## start Provided data

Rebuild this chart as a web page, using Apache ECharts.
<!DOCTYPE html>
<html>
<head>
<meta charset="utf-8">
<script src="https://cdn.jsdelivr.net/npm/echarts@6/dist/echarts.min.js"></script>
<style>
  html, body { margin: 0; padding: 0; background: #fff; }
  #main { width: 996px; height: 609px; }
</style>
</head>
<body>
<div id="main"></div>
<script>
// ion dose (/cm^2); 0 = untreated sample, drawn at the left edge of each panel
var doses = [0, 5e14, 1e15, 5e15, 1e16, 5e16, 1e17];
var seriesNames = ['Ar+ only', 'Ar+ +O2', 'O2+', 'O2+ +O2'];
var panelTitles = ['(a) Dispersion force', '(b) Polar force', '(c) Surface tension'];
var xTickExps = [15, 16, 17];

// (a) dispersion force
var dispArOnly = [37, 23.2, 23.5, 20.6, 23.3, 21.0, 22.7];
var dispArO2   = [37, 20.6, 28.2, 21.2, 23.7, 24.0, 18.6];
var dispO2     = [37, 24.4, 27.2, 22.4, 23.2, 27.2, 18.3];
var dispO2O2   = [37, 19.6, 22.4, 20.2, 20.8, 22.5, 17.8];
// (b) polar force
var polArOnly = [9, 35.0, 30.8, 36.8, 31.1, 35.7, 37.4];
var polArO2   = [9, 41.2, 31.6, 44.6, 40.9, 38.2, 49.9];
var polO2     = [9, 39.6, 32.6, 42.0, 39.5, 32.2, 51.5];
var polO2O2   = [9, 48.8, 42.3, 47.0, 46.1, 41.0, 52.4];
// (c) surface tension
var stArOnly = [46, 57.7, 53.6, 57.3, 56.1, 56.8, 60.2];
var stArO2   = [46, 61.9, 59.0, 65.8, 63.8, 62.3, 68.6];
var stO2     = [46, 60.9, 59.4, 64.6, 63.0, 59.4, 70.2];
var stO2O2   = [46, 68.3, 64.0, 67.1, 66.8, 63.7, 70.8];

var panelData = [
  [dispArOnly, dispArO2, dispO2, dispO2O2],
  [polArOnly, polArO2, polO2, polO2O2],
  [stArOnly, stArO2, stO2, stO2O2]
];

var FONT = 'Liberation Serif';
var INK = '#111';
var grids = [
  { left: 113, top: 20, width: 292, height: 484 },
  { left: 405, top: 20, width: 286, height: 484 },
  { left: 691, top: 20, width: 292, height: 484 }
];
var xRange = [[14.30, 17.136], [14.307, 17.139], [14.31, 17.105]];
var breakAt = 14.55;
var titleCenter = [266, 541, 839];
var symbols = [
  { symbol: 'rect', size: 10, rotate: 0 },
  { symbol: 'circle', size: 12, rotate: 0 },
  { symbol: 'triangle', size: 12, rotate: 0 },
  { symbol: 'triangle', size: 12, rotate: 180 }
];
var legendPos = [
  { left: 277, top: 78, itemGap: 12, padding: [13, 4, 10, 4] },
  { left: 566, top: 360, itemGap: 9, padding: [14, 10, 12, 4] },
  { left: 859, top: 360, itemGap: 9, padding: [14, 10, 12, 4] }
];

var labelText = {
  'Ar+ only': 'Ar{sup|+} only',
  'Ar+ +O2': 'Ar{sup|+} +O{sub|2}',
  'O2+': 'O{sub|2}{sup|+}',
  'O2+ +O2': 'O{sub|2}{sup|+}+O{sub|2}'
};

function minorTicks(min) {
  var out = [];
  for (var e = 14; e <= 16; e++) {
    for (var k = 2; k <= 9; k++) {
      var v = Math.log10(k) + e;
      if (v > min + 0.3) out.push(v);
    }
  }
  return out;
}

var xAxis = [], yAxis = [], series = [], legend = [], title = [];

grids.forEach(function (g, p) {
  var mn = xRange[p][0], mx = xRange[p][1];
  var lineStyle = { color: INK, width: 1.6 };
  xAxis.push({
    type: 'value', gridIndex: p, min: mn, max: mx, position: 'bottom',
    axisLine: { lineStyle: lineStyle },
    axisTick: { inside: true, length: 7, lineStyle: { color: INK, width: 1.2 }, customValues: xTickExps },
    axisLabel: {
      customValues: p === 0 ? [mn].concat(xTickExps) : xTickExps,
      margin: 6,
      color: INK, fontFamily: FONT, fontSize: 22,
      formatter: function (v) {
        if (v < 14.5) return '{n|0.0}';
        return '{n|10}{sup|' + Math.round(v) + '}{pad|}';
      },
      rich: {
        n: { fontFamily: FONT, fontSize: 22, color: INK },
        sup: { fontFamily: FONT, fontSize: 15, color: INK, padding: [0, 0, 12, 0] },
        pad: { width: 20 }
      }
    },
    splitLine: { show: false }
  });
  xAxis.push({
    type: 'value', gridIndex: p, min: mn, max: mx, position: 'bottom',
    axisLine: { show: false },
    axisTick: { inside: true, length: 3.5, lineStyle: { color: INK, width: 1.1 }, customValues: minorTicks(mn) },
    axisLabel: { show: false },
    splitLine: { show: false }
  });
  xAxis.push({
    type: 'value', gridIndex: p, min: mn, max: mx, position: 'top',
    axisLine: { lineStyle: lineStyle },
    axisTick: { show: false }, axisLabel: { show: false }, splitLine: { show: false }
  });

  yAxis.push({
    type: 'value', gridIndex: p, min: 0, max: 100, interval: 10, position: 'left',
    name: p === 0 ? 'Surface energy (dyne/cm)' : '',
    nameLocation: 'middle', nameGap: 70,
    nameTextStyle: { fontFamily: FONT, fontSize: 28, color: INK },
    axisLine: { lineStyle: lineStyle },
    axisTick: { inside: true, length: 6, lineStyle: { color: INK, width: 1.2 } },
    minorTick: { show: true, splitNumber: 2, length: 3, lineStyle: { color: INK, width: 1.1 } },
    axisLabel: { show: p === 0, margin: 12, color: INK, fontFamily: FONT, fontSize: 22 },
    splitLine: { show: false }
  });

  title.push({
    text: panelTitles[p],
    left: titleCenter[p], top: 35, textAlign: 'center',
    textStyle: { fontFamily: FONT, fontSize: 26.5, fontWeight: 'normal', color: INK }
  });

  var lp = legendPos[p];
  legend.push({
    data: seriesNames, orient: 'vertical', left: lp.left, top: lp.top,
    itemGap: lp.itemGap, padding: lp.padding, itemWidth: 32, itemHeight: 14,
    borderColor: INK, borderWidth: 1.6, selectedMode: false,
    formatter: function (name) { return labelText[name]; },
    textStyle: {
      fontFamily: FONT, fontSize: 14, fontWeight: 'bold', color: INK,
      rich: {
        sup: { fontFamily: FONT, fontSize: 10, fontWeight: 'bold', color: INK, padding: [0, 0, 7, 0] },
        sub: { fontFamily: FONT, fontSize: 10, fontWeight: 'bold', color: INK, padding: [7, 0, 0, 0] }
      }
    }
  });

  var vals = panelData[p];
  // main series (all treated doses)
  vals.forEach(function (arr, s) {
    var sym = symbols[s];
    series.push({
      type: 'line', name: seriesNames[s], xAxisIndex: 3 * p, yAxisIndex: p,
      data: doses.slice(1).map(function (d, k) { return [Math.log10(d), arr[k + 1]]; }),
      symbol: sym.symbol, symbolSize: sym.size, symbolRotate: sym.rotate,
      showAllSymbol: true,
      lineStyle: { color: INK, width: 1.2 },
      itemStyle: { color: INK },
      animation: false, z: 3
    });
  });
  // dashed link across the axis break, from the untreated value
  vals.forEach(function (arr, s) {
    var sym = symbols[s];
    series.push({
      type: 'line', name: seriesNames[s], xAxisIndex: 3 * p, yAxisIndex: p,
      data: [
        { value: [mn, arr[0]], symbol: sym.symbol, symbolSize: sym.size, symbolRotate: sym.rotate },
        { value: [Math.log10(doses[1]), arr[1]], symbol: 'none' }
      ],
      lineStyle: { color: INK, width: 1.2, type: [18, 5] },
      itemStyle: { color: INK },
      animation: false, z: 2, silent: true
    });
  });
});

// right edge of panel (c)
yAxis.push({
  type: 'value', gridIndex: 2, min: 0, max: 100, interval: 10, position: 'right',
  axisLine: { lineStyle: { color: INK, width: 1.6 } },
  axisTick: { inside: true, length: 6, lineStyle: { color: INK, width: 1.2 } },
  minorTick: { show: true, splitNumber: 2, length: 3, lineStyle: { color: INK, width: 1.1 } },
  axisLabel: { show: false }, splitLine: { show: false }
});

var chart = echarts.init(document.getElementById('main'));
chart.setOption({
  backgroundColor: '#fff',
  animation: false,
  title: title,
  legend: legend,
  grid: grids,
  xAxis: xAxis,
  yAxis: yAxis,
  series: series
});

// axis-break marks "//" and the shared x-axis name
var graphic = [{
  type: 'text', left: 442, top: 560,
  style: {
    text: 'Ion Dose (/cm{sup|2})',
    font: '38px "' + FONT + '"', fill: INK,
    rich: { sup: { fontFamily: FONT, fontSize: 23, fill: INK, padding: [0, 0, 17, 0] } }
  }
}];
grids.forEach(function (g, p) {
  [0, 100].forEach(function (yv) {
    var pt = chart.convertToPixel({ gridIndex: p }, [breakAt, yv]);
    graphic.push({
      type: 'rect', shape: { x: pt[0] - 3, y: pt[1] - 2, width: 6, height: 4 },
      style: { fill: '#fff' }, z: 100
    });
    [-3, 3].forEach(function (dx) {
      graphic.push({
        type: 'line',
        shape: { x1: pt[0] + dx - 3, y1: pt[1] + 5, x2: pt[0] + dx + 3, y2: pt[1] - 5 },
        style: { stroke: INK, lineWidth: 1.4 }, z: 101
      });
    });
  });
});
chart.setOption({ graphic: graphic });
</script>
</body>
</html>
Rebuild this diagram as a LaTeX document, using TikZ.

## end Provided data

Copy every line of the data that holds the string "Rebuild".

Task response
Rebuild this chart as a web page, using Apache ECharts.
Rebuild this diagram as a LaTeX document, using TikZ.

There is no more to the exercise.